O komentarz do działań radnego KO, poprosiliśmy Tomasza Sakiewicza, redaktora naczelnego Telewizji Republika.

- Platforma Obywatelska, po tym, jak jej szef nazwał prezydenta USA - ruskim agentem, wysłany przez nich człowiek do ambasady w Waszygntonie nazywał Trumpa "psychicznie chorym", a żona Radosława Sikorskiego porównywała głowę państwa amerykańskiego do Hitlera, przekracza kolejne granice absurdu. Teraz będzie ścigać sekretarz bezpieczeństwa krajowego Stanów Zjednoczonych, Kristi Noem, za rzekome wsparcie Karola Nawrockiego podczas kampanii. Co więcej - będzie ścigać byłego szefa sztabu, p. Lewandowskiego oraz szefa największej konferencji konserwatywnej CPAC - Matthew Schlappa, którzy byli gośćmi wydarzenia. To nie wszystko. Był tam przecież również były szef wywiadu niemieckiego, niedoszły prezydent Rumunii, szefem największej partii opozycyjnej w tamtym kraju - George Simion, czy szef japońskiego CPAC. Będą ścigać także wielu innych, których wrzucili do tego samego koszyka. Najtrudniej będzie im udowodnić, że te pieniądze "zostały źle wydane", bo transmisja z CPAC na Podkarpaciu, kiedy ten region był promowany, szła w największych telewizjach na świecie. Za pół darmo uzyskali największą w historii promocję Podkarpacia - i to bardzo pozytywną. Co zrobić? Paranoja w Platformie Obywatelskiej jest bardziej zaraźliwa niż grypa

- powiedział Tomasz Sakiewicz.

Niemcy biją na alarm

Co ciekawe, wydarzenie nie spodobało się również Niemcom. "Tageszeitung" pisała o "nieliberalnej międzynarodówce", która wspierana jest "coraz mocniej przez prawicowo-konserwatywne siły w USA".

Autorka tekstu w "TAZ", Zusanna Vegh, uderza w rozpaczliwe tony, jakoby organizatorzy CPAC mieli "w dłuższej perspektywie decydować o kierunku polityki UE". W odniesieniu do wydarzenia w Rzeszowie pisała o spotkaniu "skrajnie prawicowych osobistości", twierdząc, że konferencja w Jasionce to próba "zablokowania rządu koalicyjnego Donalda Tuska, co ma prowadzić do powrotu PiS do władzy".

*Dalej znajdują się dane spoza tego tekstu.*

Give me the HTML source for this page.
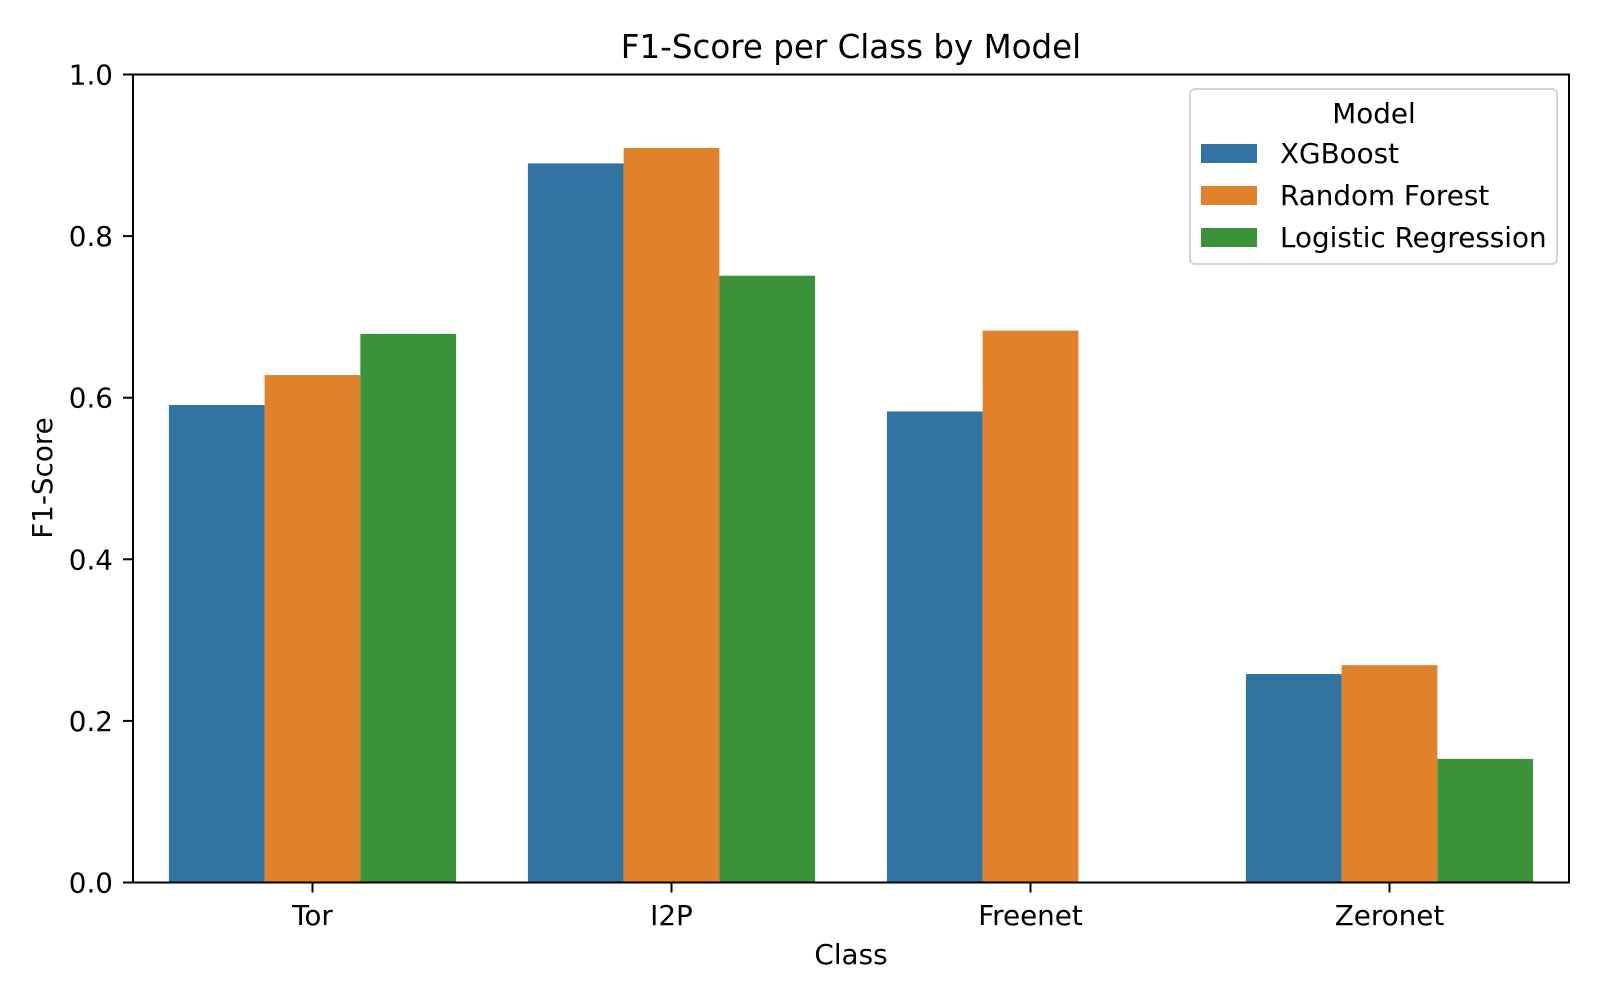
<!DOCTYPE html>
<html><head><meta charset="utf-8"><style>
html,body{margin:0;padding:0;background:#fff;}
svg{display:block;font-family:"DejaVu Sans","Liberation Sans",sans-serif;}
</style></head><body>
<svg id="chart" width="1600" height="1000" viewBox="0 0 1600 1000">
<g id="bars"></g>
<g id="axes"></g>
<text x="851" y="58" font-size="32.5" text-anchor="middle">F1-Score per Class by Model</text>
<text x="851" y="964" font-size="27.8" text-anchor="middle">Class</text>
<text x="0" y="0" font-size="27.8" text-anchor="middle" transform="translate(52,478) rotate(-90)">F1-Score</text>
<g>
<rect x="1190" y="89" width="367" height="175" rx="5" fill="#fff" fill-opacity="0.8" stroke="#d4d4d4" stroke-width="2"/>
<text x="1374" y="123" font-size="27.8" text-anchor="middle">Model</text>
<g id="legend-entries"></g>
</g>
</svg>
<script>
const categories = ["Tor", "I2P", "Freenet", "Zeronet"];
const seriesNames = ["XGBoost", "Random Forest", "Logistic Regression"];
const xgboost = [0.591, 0.890, 0.583, 0.258];
const randomForest = [0.628, 0.909, 0.683, 0.269];
const logisticRegression = [0.679, 0.751, 0, 0.153];
const yTicks = [0, 0.2, 0.4, 0.6, 0.8, 1.0];
const yTickLabels = ["0.0", "0.2", "0.4", "0.6", "0.8", "1.0"];

const colors = ["#3274a1", "#e1812c", "#3a923a"];
const series = [xgboost, randomForest, logisticRegression];
const L = 133, R = 1569, T = 74.5, B = 882.5;
const NS = "http://www.w3.org/2000/svg";
const unit = (R - L) / categories.length;
function xScale(i) { return L + (i + 0.5) * unit; }
function yScale(v) { return B - v * (B - T); }
function mk(tag, attrs, parent) {
  const el = document.createElementNS(NS, tag);
  for (const k in attrs) el.setAttribute(k, attrs[k]);
  parent.appendChild(el);
  return el;
}
const barsG = document.getElementById("bars");
const axesG = document.getElementById("axes");
const bw = unit * 0.8 / series.length;
series.forEach((vals, s) => {
  vals.forEach((v, i) => {
    const x0 = xScale(i) - unit * 0.4 + s * bw;
    const r = mk("rect", {x: x0, y: yScale(v), width: bw, height: yScale(0) - yScale(v), fill: colors[s]}, barsG);
    
    
  });
});
const frame = mk("rect", {x: L, y: T, width: R - L, height: B - T, fill: "none", stroke: "#000", "stroke-width": 2}, axesG);


yTicks.forEach((v, i) => {
  const y = yScale(v);
  const t = mk("line", {x1: L - 10, x2: L, y1: y, y2: y, stroke: "#000", "stroke-width": 2}, axesG);
  
  
  const lb = mk("text", {x: L - 20, y: y + 10, "font-size": 27.8, "text-anchor": "end"}, axesG);
  lb.textContent = yTickLabels[i];
  
  
});
categories.forEach((c, i) => {
  const x = xScale(i);
  const t = mk("line", {x1: x, x2: x, y1: B, y2: B + 10, stroke: "#000", "stroke-width": 2}, axesG);
  
  
  const lb = mk("text", {x: x, y: 925, "font-size": 27.8, "text-anchor": "middle"}, axesG);
  lb.textContent = c;
  
  
});
const lg = document.getElementById("legend-entries");
seriesNames.forEach((n, s) => {
  const y = 144 + s * 42;
  const p = mk("rect", {x: 1201, y: y, width: 56, height: 19, fill: colors[s]}, lg);
  
  
  const tx = mk("text", {x: 1280, y: y + 19, "font-size": 27.8}, lg);
  tx.textContent = n;
  
  
});
</script>
</body></html>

"Międzynarodowa prawica zbroi się. Demokratyczne siły nie mogą się temu biernie przyglądać”

- bije na alarm Vegh.

- Niemieckim partnerom Donalda Tuska nie spodobał się CPAC Polska. Piszą, że uczestnicy opowiadali się za narodową suwerennością atakując brukselski centralizm, posługując się hasłami antyfeministycznymi, antygenderowymi i antymigracyjnymi. No i że zapowiadali obronę tradycyjnych chrześcijańskich wartości. A to niedobrze i trzeba temu dać odpór - skomentował tekst "TAZ" polski europoseł, Michał Dworczyk.

A Siemoniak? Pozował do zdjęć! 

Warto przypomnieć również, o tym, że sam Tomasz Siemoniak (PO) postanowił skorzystać z okazji, jaka powstała dzięki TV Republika. Jak przekazywali nasi informatorzy, prominentny minister w rządzie Donalda Tuska - w akcie desperacji udał się do Rzeszowa, by tam spotkać się z Kristi Noem i poprosić o zdjęcie.